• [PROBLEM TO WORK ON]
Please transcribe the data that follows without the pictures, keeping every word the same.

• [RECORDED DATA]
— start —

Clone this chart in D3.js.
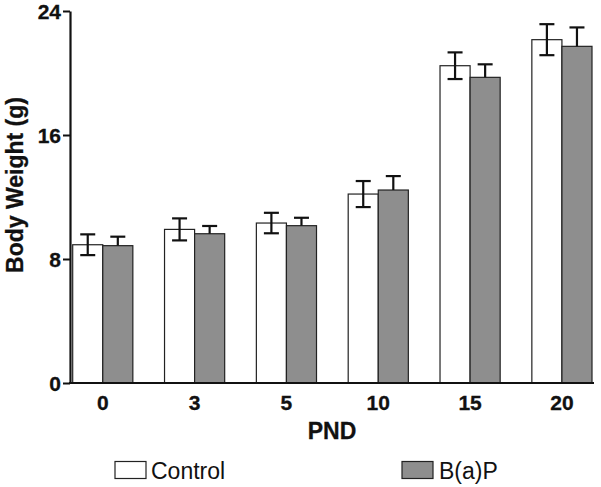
<!DOCTYPE html>
<html><head><meta charset="utf-8">
<script src="https://cdn.jsdelivr.net/npm/d3@7"></script>
<style>body{margin:0;background:#fff}svg{display:block;font-family:"Liberation Sans",Arial,sans-serif}</style>
</head><body><svg id="c" width="601" height="487"></svg>
<script>
const categories = ["0","3","5","10","15","20"];
const seriesNames = ["Control","B(a)P"];
const controlValues = [8.92, 9.91, 10.32, 12.19, 20.47, 22.15];
const controlSE = [0.67, 0.71, 0.66, 0.84, 0.86, 1.0];
const bapValues = [8.86, 9.63, 10.15, 12.45, 19.72, 21.72];
const bapSE = [0.58, 0.5, 0.51, 0.9, 0.84, 1.22];
const yTicks = [0, 8, 16, 24];

const svg = d3.select("#c");
const y = d3.scaleLinear().domain([0, 24]).range([383, 11]);
const x0 = d3.scaleBand().domain(categories).range([72.7, 592]).paddingInner(0.345).paddingOuter(0);
const x1 = d3.scaleBand().domain(seriesNames).range([0, x0.bandwidth()]);
const fills = {"Control": "#ffffff", "B(a)P": "#8e8e8e"};

const rows = [];
categories.forEach((c, i) => {
  rows.push({cat: c, s: "Control", v: controlValues[i], e: controlSE[i], both: true});
  rows.push({cat: c, s: "B(a)P", v: bapValues[i], e: bapSE[i], both: false});
});

// bars
svg.append("g").selectAll("rect").data(rows).join("rect")
  .attr("x", d => x0(d.cat) + x1(d.s))
  .attr("y", d => y(d.v))
  .attr("width", x1.bandwidth())
  .attr("height", d => y(0) - y(d.v))
  .attr("fill", d => fills[d.s])
  .attr("stroke", "#222").attr("stroke-width", 1.2);

// error bars
const eg = svg.append("g").attr("stroke", "#111").attr("stroke-width", 2.2).attr("fill", "none");
rows.forEach(d => {
  const cx = x0(d.cat) + x1(d.s) + x1.bandwidth() / 2;
  const top = y(d.v + d.e), bot = d.both ? y(d.v - d.e) : y(d.v);
  eg.append("line").attr("x1", cx).attr("x2", cx).attr("y1", top).attr("y2", bot);
  eg.append("line").attr("x1", cx - 7.5).attr("x2", cx + 7.5).attr("y1", top).attr("y2", top);
  if (d.both) eg.append("line").attr("x1", cx - 7.5).attr("x2", cx + 7.5).attr("y1", bot).attr("y2", bot);
});

const tickFont = g => g.selectAll(".tick text")
  .style("font-size", "21px").style("font-weight", "bold").style("fill", "#111")
  .style("font-family", '"Liberation Sans",Arial,sans-serif')
  .attr("stroke", "#111").attr("stroke-width", 0.3);

// y axis
const yAxis = d3.axisLeft(y).tickValues(yTicks).tickSize(7).tickSizeOuter(0).tickPadding(2);
const gy = svg.append("g").attr("transform", "translate(70,0)").call(yAxis);
gy.select(".domain").attr("stroke", "#111").attr("stroke-width", 2.2);
gy.selectAll(".tick line").attr("stroke", "#111").attr("stroke-width", 2);
gy.call(tickFont);
gy.selectAll(".tick text").attr("dy", "0.36em");

// x axis
const xAxis = d3.axisBottom(x0).tickSize(0).tickPadding(12);
const gx = svg.append("g").attr("transform", "translate(0,383)").call(xAxis);
gx.select(".domain").remove();
gx.append("line").attr("x1", 69).attr("x2", 594).attr("y1", 0).attr("y2", 0).attr("stroke", "#111").attr("stroke-width", 2.2);
gx.call(tickFont);

// axis titles
svg.append("text").attr("x", 332).attr("y", 439).attr("text-anchor", "middle")
  .attr("font-size", 23).attr("font-weight", "bold").attr("fill", "#111")
  .attr("stroke", "#111").attr("stroke-width", 0.3).text("PND");
svg.append("text").attr("transform", "translate(23,185) rotate(-90)").attr("text-anchor", "middle")
  .attr("font-size", 23).attr("font-weight", "bold").attr("fill", "#111")
  .attr("stroke", "#111").attr("stroke-width", 0.3).text("Body Weight (g)");

// legend
const legendPos = [{x: 115, tx: 151}, {x: 402, tx: 439}];
seriesNames.forEach((s, i) => {
  svg.append("rect").attr("x", legendPos[i].x).attr("y", 461.5).attr("width", 31).attr("height", 17)
    .attr("fill", fills[s]).attr("stroke", "#222").attr("stroke-width", 1.2);
  svg.append("text").attr("x", legendPos[i].tx).attr("y", 478.5).attr("font-size", 23).attr("fill", "#111").text(s);
});
</script></body></html>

— end —

• [REPLY]
Clone this chart in D3.js.
<!DOCTYPE html>
<html><head><meta charset="utf-8">
<script src="https://cdn.jsdelivr.net/npm/d3@7"></script>
<style>body{margin:0;background:#fff}svg{display:block;font-family:"Liberation Sans",Arial,sans-serif}</style>
</head><body><svg id="c" width="601" height="487"></svg>
<script>
const categories = ["0","3","5","10","15","20"];
const seriesNames = ["Control","B(a)P"];
const controlValues = [8.92, 9.91, 10.32, 12.19, 20.47, 22.15];
const controlSE = [0.67, 0.71, 0.66, 0.84, 0.86, 1.0];
const bapValues = [8.86, 9.63, 10.15, 12.45, 19.72, 21.72];
const bapSE = [0.58, 0.5, 0.51, 0.9, 0.84, 1.22];
const yTicks = [0, 8, 16, 24];

const svg = d3.select("#c");
const y = d3.scaleLinear().domain([0, 24]).range([383, 11]);
const x0 = d3.scaleBand().domain(categories).range([72.7, 592]).paddingInner(0.345).paddingOuter(0);
const x1 = d3.scaleBand().domain(seriesNames).range([0, x0.bandwidth()]);
const fills = {"Control": "#ffffff", "B(a)P": "#8e8e8e"};

const rows = [];
categories.forEach((c, i) => {
  rows.push({cat: c, s: "Control", v: controlValues[i], e: controlSE[i], both: true});
  rows.push({cat: c, s: "B(a)P", v: bapValues[i], e: bapSE[i], both: false});
});

// bars
svg.append("g").selectAll("rect").data(rows).join("rect")
  .attr("x", d => x0(d.cat) + x1(d.s))
  .attr("y", d => y(d.v))
  .attr("width", x1.bandwidth())
  .attr("height", d => y(0) - y(d.v))
  .attr("fill", d => fills[d.s])
  .attr("stroke", "#222").attr("stroke-width", 1.2);

// error bars
const eg = svg.append("g").attr("stroke", "#111").attr("stroke-width", 2.2).attr("fill", "none");
rows.forEach(d => {
  const cx = x0(d.cat) + x1(d.s) + x1.bandwidth() / 2;
  const top = y(d.v + d.e), bot = d.both ? y(d.v - d.e) : y(d.v);
  eg.append("line").attr("x1", cx).attr("x2", cx).attr("y1", top).attr("y2", bot);
  eg.append("line").attr("x1", cx - 7.5).attr("x2", cx + 7.5).attr("y1", top).attr("y2", top);
  if (d.both) eg.append("line").attr("x1", cx - 7.5).attr("x2", cx + 7.5).attr("y1", bot).attr("y2", bot);
});

const tickFont = g => g.selectAll(".tick text")
  .style("font-size", "21px").style("font-weight", "bold").style("fill", "#111")
  .style("font-family", '"Liberation Sans",Arial,sans-serif')
  .attr("stroke", "#111").attr("stroke-width", 0.3);

// y axis
const yAxis = d3.axisLeft(y).tickValues(yTicks).tickSize(7).tickSizeOuter(0).tickPadding(2);
const gy = svg.append("g").attr("transform", "translate(70,0)").call(yAxis);
gy.select(".domain").attr("stroke", "#111").attr("stroke-width", 2.2);
gy.selectAll(".tick line").attr("stroke", "#111").attr("stroke-width", 2);
gy.call(tickFont);
gy.selectAll(".tick text").attr("dy", "0.36em");

// x axis
const xAxis = d3.axisBottom(x0).tickSize(0).tickPadding(12);
const gx = svg.append("g").attr("transform", "translate(0,383)").call(xAxis);
gx.select(".domain").remove();
gx.append("line").attr("x1", 69).attr("x2", 594).attr("y1", 0).attr("y2", 0).attr("stroke", "#111").attr("stroke-width", 2.2);
gx.call(tickFont);

// axis titles
svg.append("text").attr("x", 332).attr("y", 439).attr("text-anchor", "middle")
  .attr("font-size", 23).attr("font-weight", "bold").attr("fill", "#111")
  .attr("stroke", "#111").attr("stroke-width", 0.3).text("PND");
svg.append("text").attr("transform", "translate(23,185) rotate(-90)").attr("text-anchor", "middle")
  .attr("font-size", 23).attr("font-weight", "bold").attr("fill", "#111")
  .attr("stroke", "#111").attr("stroke-width", 0.3).text("Body Weight (g)");

// legend
const legendPos = [{x: 115, tx: 151}, {x: 402, tx: 439}];
seriesNames.forEach((s, i) => {
  svg.append("rect").attr("x", legendPos[i].x).attr("y", 461.5).attr("width", 31).attr("height", 17)
    .attr("fill", fills[s]).attr("stroke", "#222").attr("stroke-width", 1.2);
  svg.append("text").attr("x", legendPos[i].tx).attr("y", 478.5).attr("font-size", 23).attr("fill", "#111").text(s);
});
</script></body></html>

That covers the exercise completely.